Ayrıca 2021 devreye alınan 3 bin 446 megavat ek kapasitenin yüzde 51.5’i rüzgar enerjisinden, yüzde 16.6’sı biyokütle, atık ve jeotermalden, yüzde 14.5’i güneş enerjisinden, yine yüzde 14.5 hidroelektrik enerjisinden ve yüzde 3’ü termik santrallerden oluşuyor.
Elektrik üretimi hangi kaynaklardan sağlanıyor?
Türkiye Elektrik İletim AŞ (TEİAŞ) verilerine göre 2 Mart günü Türkiye üretilen elektriğin yüzde 21’ini doğal gazdan, yüzde 18’ini ithal kömürden, yüzde 14’ünü barajlardan, yüzde 14’ünü linyitten, yüzde 13’ünü rüzgardan, yüzde 9’unu akarsulardan, yüzde 3’ünü jeotermalden, yüzde 2’sini biyokütleden ve yüzde 1’ini taş kömüründen elde etti.
Özellikle yağışın bol olduğu dönemlerde barajlardan ve akarsulardan yapılan üretimde artış gözlenirken rüzgârlı günlerde ise rüzgâr santrallerindeki üretim de rekorlar kırılabiliyor. Ayrıca Mersin’de inşa edilen ve önümüzdeki yıllarda kademe kademe devreye alınması planlanan ve Akkuyu Nükleer Güç Santrali’nin de bu zamanla yerli üretimi artmasına katkı sağlayacağı ön görülüyor.

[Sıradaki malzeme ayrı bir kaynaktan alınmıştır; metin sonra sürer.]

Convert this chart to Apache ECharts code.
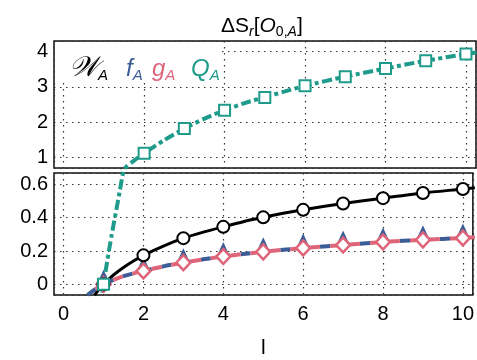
<!DOCTYPE html>
<html><head><meta charset="utf-8">
<script src="https://cdn.jsdelivr.net/npm/echarts@6/dist/echarts.min.js"></script>
<style>html,body{margin:0;padding:0;background:#fff}#c{width:477px;height:360px}</style>
</head><body><div id="c"></div>
<script>
// ---- data ----
const markerL = [1, 2, 3, 4, 5, 6, 7, 8, 9, 10];
const wMarks = [0, 0.174, 0.277, 0.345, 0.402, 0.447, 0.485, 0.517, 0.548, 0.572];
const fMarks = [0, 0.080, 0.130, 0.167, 0.195, 0.218, 0.236, 0.254, 0.267, 0.278];
const gMarks = [0, 0.080, 0.130, 0.167, 0.195, 0.218, 0.236, 0.254, 0.267, 0.278];
const qMarks = [0, 1.12, 1.82, 2.34, 2.70, 3.03, 3.29, 3.52, 3.74, 3.93];

const wLineL = [0.77, 0.85, 1, 1.25, 1.5, 1.75, 2, 2.5, 3, 3.5, 4, 4.5, 5, 5.5, 6, 7, 8, 9, 10, 10.3];
const wLineV = [-0.065, -0.041, 0, 0.056, 0.101, 0.140, 0.174, 0.229, 0.277, 0.313, 0.345, 0.376, 0.402, 0.426, 0.447, 0.485, 0.517, 0.548, 0.572, 0.580];
const fgLineL = [0.6, 0.7, 0.8, 0.9, 1, 1.25, 1.5, 1.75, 2, 2.5, 3, 3.5, 4, 4.5, 5, 5.5, 6, 7, 8, 9, 10, 10.3];
const fLineV = [-0.064, -0.045, -0.028, -0.013, 0, 0.027, 0.049, 0.066, 0.080, 0.108, 0.130, 0.150, 0.167, 0.182, 0.195, 0.207, 0.218, 0.236, 0.254, 0.267, 0.278, 0.282];
const gLineV = [-0.064, -0.045, -0.028, -0.013, 0, 0.027, 0.049, 0.066, 0.080, 0.108, 0.130, 0.150, 0.167, 0.182, 0.195, 0.207, 0.218, 0.236, 0.254, 0.267, 0.278, 0.282];
const qLineL = [0.97, 1, 1.1, 1.2, 1.3, 1.4, 1.5, 1.75, 2, 2.5, 3, 3.5, 4, 4.5, 5, 5.5, 6, 7, 8, 9, 10, 10.3];
const qLineV = [-0.05, 0, 0.15, 0.29, 0.42, 0.55, 0.68, 0.91, 1.12, 1.49, 1.82, 2.10, 2.34, 2.54, 2.71, 2.87, 3.03, 3.29, 3.52, 3.74, 3.93, 3.98];

const xTicks = [0, 2, 4, 6, 8, 10];
const topTicks = [1, 2, 3, 4];
const botTicks = [0, 0.2, 0.4, 0.6];

// ---- styles ----
const BLACK = '#000', BLUE = '#3b5c96', PINK = '#de6579', TEAL = '#1e9b8a';
const FONT = 'Liberation Sans';
const pairs = (xs, ys) => xs.map((x, i) => [x, ys[i]]);

const grid = { show: true, borderColor: '#111', borderWidth: 1.5, backgroundColor: 'transparent', containLabel: false };
const split = { show: true, lineStyle: { color: '#333', width: 1.2, type: [1.5, 4.5] } };
function xAx(idx, withLabels) {
  return {
    type: 'value', gridIndex: idx, min: -0.24, max: 10.25, minInterval: 2, maxInterval: 2,
    axisLine: { show: false }, axisTick: { show: false }, splitLine: split,
    axisLabel: { show: withLabels, showMinLabel: false, showMaxLabel: false, color: '#000', fontSize: 20, fontFamily: FONT, margin: 9,
      formatter: v => xTicks.includes(v) ? String(v) : '' },
    name: withLabels ? 'l' : '', nameLocation: 'middle', nameGap: 43,
    nameTextStyle: { color: '#000', fontSize: 21, fontFamily: FONT }
  };
}
function yAx(idx, min, max, step, ticks) {
  return {
    type: 'value', gridIndex: idx, min: min, max: max, minInterval: step, maxInterval: step,
    axisLine: { show: false }, axisTick: { show: false }, splitLine: split,
    axisLabel: { showMinLabel: false, showMaxLabel: false, color: '#000', fontSize: 20, fontFamily: FONT, margin: 6,
      formatter: v => { const t = ticks.find(k => Math.abs(k - v) < 1e-6); return t === undefined ? '' : String(t); } }
  };
}

function line(xi, data, color, width, type, dashOffset, z) {
  return { type: 'line', xAxisIndex: xi, yAxisIndex: xi, data: data, smooth: 0.25,
    showSymbol: false, symbol: 'none', clip: true, z: z, silent: true,
    lineStyle: { color: color, width: width, type: type, dashOffset: dashOffset || 0, cap: 'butt' } };
}
function marks(xi, data, symbol, size, color, fill, bw, z, offset) {
  return { type: 'scatter', xAxisIndex: xi, yAxisIndex: xi, data: data, symbol: symbol, symbolSize: size,
    symbolOffset: offset || [0, 0], clip: true, z: z, silent: true,
    itemStyle: { color: fill, borderColor: color, borderWidth: bw, opacity: 1 } };
}
function legendItem(main, color, left, mainFont) {
  return {
    text: '{m|' + main + '}{s|A}', left: left, top: 50, z: 20,
    textStyle: { fontWeight: 'normal', rich: {
      m: { fontSize: mainFont.size, fontFamily: mainFont.family, fontStyle: 'italic', fontWeight: 'normal', color: color, lineHeight: 28, verticalAlign: 'middle' },
      s: { fontSize: 15, fontFamily: FONT, fontStyle: 'italic', fontWeight: 'normal', color: color, lineHeight: 14, verticalAlign: 'bottom' }
    } }
  };
}

const chart = echarts.init(document.getElementById('c'), null, { renderer: 'canvas' });
chart.setOption({
  animation: false,
  backgroundColor: '#fff',
  title: [{
    text: '{a|ΔS}{s|r}{a|[}{i|O}{s0|0,}{s|A}{a|]}', left: 216, top: 8,
    textStyle: { fontWeight: 'normal', rich: {
      a: { fontSize: 21, fontFamily: FONT, fontWeight: 'normal', color: '#000', lineHeight: 26, verticalAlign: 'middle' },
      i: { fontSize: 21, fontFamily: FONT, fontWeight: 'normal', fontStyle: 'italic', color: '#000', lineHeight: 26, verticalAlign: 'middle' },
      s: { fontSize: 14, fontFamily: FONT, fontWeight: 'normal', fontStyle: 'italic', color: '#000', lineHeight: 14, verticalAlign: 'bottom' },
      s0: { fontSize: 14, fontFamily: FONT, fontWeight: 'normal', color: '#000', lineHeight: 14, verticalAlign: 'bottom' }
    } }
  },
  legendItem('𝒲', BLACK, 64, { size: 28, family: 'DejaVu Serif' }),
  legendItem('f', BLUE, 121, { size: 24, family: FONT }),
  legendItem('g', PINK, 147, { size: 24, family: FONT }),
  legendItem('Q', TEAL, 186, { size: 24, family: FONT })],
  graphic: [{ type: 'rect', shape: { x: 55, y: 42, width: 167, height: 41 }, style: { fill: '#fff' }, z: 5, silent: true }],
  grid: [
    Object.assign({ left: 54, top: 41, right: 1, height: 127 }, grid),
    Object.assign({ left: 54, top: 173, right: 1, height: 129 }, grid)
  ],
  xAxis: [xAx(0, false), xAx(1, true)],
  yAxis: [yAx(0, 0.70, 4.30, 1, topTicks), yAx(1, -0.064, 0.668, 0.2, botTicks)],
  series: [
    line(0, pairs(qLineL, qLineV), TEAL, 4, [10, 3.5, 4, 3.5], 0, 3),
    marks(0, pairs(markerL, qMarks), 'rect', 11, TEAL, '#fff', 2, 9),

    line(1, pairs(qLineL, qLineV), TEAL, 4, [10, 3.5, 4, 3.5], 0, 3),
    line(1, pairs(wLineL, wLineV), BLACK, 3, 'solid', 0, 4),
    line(1, pairs(fgLineL, fLineV), BLUE, 4, [10, 10], 0, 4),
    line(1, pairs(fgLineL, gLineV), PINK, 4, [10, 10], 10, 4),
    marks(1, pairs(markerL, fMarks), 'triangle', [12, 13], BLUE, BLUE, 0, 6, [0, -8]),
    marks(1, pairs(markerL, gMarks), 'diamond', [14, 15], PINK, '#fff', 2.5, 7),
    marks(1, pairs(markerL, wMarks), 'circle', 12, BLACK, '#fff', 2, 8),
    marks(1, pairs(markerL, qMarks), 'rect', 11, TEAL, '#fff', 2, 9)
  ]
});
</script></body></html>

Akkuyu’daki santralin toplam kurulu gücü 4 bin 800 megavat olacak. Ancak her biri 1200 megavattan oluşan 4 ünitenin tamamlanması 5-6 yıllık sürece yayılacak. Santral tamamlandığında Türkiye’nin toplam ihtiyacının yaklaşık yüzde 5’ini karşılayacak.
Hem enerji hem parça üretimi
Ancak Türkiye’nin elektrikteki asıl önemli adımlarının güneş ve rüzgâr enerjisinde olması bekleniyor. Bu konudaki teşviklerin de artmasıyla yenilenebilir enerji sanayisinde de önemli parçaları üretmeye başlayan Türkiye, bu konuda başta Avrupa olmak üzere çok sayıda ülkeye ihracat yapıyor. Özellikle Ege Bölgesi’nde hem rüzgâr santralleri hem de bu santrallere üretim yapan ekipman fabrikaları bölge halkı için de önemli bir istihdam alanı oluşturuyor.